0
votes

Given a potentially large (up to 10^7) set of IDs (together with associated partition keys), I need to verify that there is no document in a Cosmos DB collection with an ID that is in the given set.

There are two obvious ways to achieve this:

  1. Check the existence for each ID/partition key pair individually using parallel point reads, with AllowBulkExecution = true, and abort as soon as a read comes back successfully.

  2. Group the IDs by partition key, and for each group, issue parallel queries of the following form (such that each query is smaller than the maximum query size 256 kB), and abort as soon as any query returns with a non-empty result:

    SELECT c.id FROM c 
        WHERE c.partitionkey = 'partition123' AND ARRAY_CONTAINS(['id1', 'id2', ...], c.id) 
        LIMIT 1

Is it possible to say, without trying it out, which one is faster?

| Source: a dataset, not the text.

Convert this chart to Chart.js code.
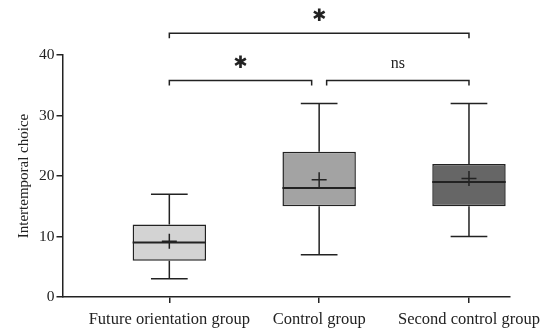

Here is a bit more context:

  • The client is an Azure App Service located in the same region as the Cosmos DB instance.
  • The Cosmos DB collection contains about 10^7 documents and has a throughput of 4000 RU/s.
  • The IDs are actually GUID strings of length 36, so the number of IDs per query in Solution 2 would be limited to about 6500 in order to not exceed the maximum query size. In other words, the number of required queries in Solution 2 is about n/6500 where n is the number of IDs in the set.
  • The number of different partition keys is small (< 10).
  • The average document size is about 500 B.
  • Default indexing policy.
  • A bit more background: The check is part of an import/initial load operation. More precisely, it is part of the validation of an import set so an error can be returned before the write operations begin. So the expected (non-error) case is that none of the IDs in the set already exists. The import operation is not expected to be executed frequently (though certainly more than once), so managing auxiliary processes/data just to optimize for this check would not be a good tradeoff.
1
This seems like a scenario suited to using the change feed to create a dedicated parallel form of item just for this query. It could be in effect your own index, perhaps using a prefix of the ID to allow efficient point queries in a bounded search space, e.g. see if your ID matches one of 2^16 prefixes, then if so (unlikely), check for the full ID. I'd be aiming to get as much of the work done in memory on the client first to reduce the need to hit Cosmos, and then only for the cheapest read.Noah Stahl
@NoahStahl Interesting idea. This would work if the collection contained relatively few items. In the optimal case we would only need 2^16 point reads on the prefixes (true negatives). But in our case where the collection contains many more than 2^16 items (e.g. in the order of 10^7), most of these prefixes will be taken, so we would get lots of false positives, and we would revert back to 10^7 point reads on the full IDs.Mo B.
I added some more details on the background.Mo B.
If this is infrequent, my hunch would be to dump out all the item IDs in bulk from Cosmos, then load into a giant HashSet in memory to efficiently check for existence. Compared to the prospect of millions of network requests to Cosmos, seems like this would win.Noah Stahl
@NoahStahl That's a good idea, at least if the number of documents in the collection stays within the order of 10^7. The most efficient way of "dumping" would probably be the query SELECT VALUE c.id FROM c, right? I might do a benchmark with these three methods and share the results here.Mo B.

1 Answers

1
votes

Not quite sure I understand the need for this but... queries will cost more than a point-read, in terms of RU cost (and given your doc size, those point reads are going to cost 1 RU).

I don't see how you will be able to abandon parallel point-reads if you succeed in finding a particular ID within a given partition. Also remember that an ID is only unique within a partition, so it's possible to have that ID in multiple partitions.

It is likely more efficient to just attempt to write a given ID to a given partition, and see if it succeeds (it'll fail if there's an ID collision).

Lastly: For all practical purposes, you won't have a duplicate ID if you're generating a new GUID for every document you're saving.